A tal fine, non è necessario presentare alcuna dichiarazione integrativa, né sono considerati omessi i versamenti eseguiti tempestivamente a un ufficio o concessionario diverso da quello competente.

Si ricorda infine che, dopo le modifiche all’articolo 13 del Dlgs 472/1997 apportate dal Dl “anticrisi” 185/2008, la legge di stabilità per il 2011 (articolo 1, commi 20 e 22, legge 220/2010) ha ulteriormente revisionato le sanzioni da ravvedimento, per le violazioni commesse a partire dal 1° febbraio 2011, nei seguenti termini:
1/10 del minimo (non più 1/12), in caso di ravvedimento breve ex lettera a)
1/8 del minimo (non più 1/10), in caso di ravvedimento lungo ex lettera b)
1/10 del minimo (non più 1/12), in caso di tardiva presentazione della dichiarazione ex lettera c).

Circa le modalità di pagamento, il versamento del tributo, quando dovuto, deve essere effettuato, utilizzando il modello di pagamento F24, presso qualsiasi agente della riscossione, banca o agenzia postale; i soggetti titolari di partita Iva devono effettuare i versamenti in via telematica. Lo stesso modello deve essere utilizzato per il pagamento della sanzione ridotta, contestualmente al pagamento del tributo omesso e degli interessi moratori.

I motivi della decisione
Con l’ordinanza 12661/2011, il giudice di legittimità - intervenendo per la prima volta sull’interpretazione della norma contenuta nell’articolo 13, riferita specificamente alla misura della somma definitoria della pendenza - adotta una pertinente linea dura circa la validità del ravvedimento operoso, stabilendo, in accoglimento delle censure dell’Amministrazione finanziaria, che, in caso di pagamento della sanzione ridotta in misura inferiore a quella dovuta, la regolarizzazione è nulla con la conseguenza che deve essere corrisposta per intero la sanzione originaria irrogata dall’ufficio (nel caso di specie, il 30%). Pertanto, il ravvedimento non si perfeziona, non producendo effetti agevolativi per il contribuente, se si paga un importo inferiore al dovuto.

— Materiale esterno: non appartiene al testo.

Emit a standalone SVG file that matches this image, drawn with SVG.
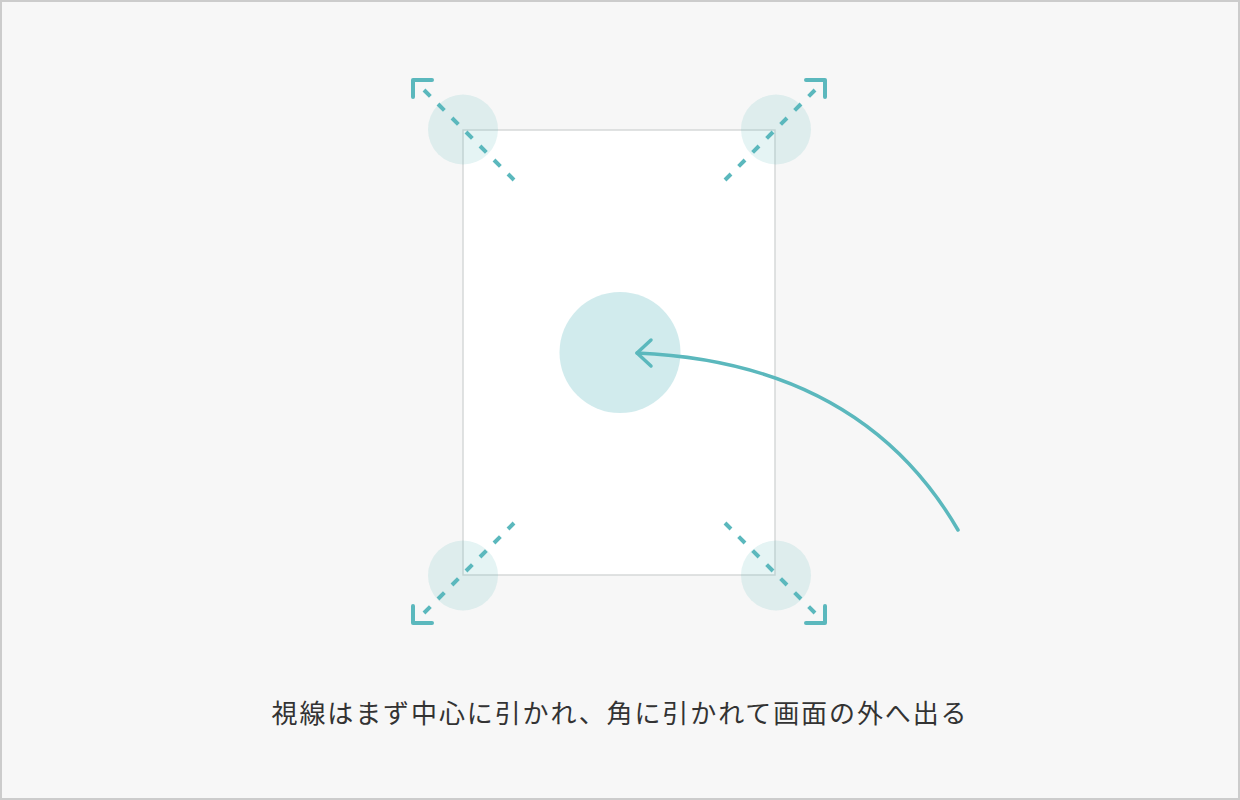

In particolare, la Suprema corte ha stabilito che il versamento integrale della sanzione, contestualmente alla regolarizzazione dell’obbligo tributario (comprensivo degli interessi di mora), rappresentano condizioni di efficacia dell’estinzione della sanzione, mentre, al contrario, una regolarizzazione non compiuta non è suscettibile di perfezionare alcunché, considerato che l’effetto del ravvedimento è subordinato proprio agli “esatti” adempimenti previsti dalla norma, e una diversa interpretazione contrasterebbe irrimediabilmente l’innegabile “automatismo che intercorre tra il ravvedimento e il pagamento consequenziale di tutti gli importi discendenti”.

In ultima analisi, ne consegue, secondo questo importante incipit della Cassazione, che solo l’integrale (e quindi esatto) adempimento di tali obblighi (cfr articolo 1176 codice civile, sulla diligenza del bonus pater familias nell’adempimento delle obbligazioni) consente di beneficiare dell’istituto del ravvedimento, perché altrimenti, se così non fosse, si aprirebbe manchevolmente la strada alla validazione di un pagamento qualsiasi, ancorché incompleto, della già ridotta sanzione di legge, con evidente confliggenza sulla certezza dei rapporti giuridici cui è improntato l’ordinamento.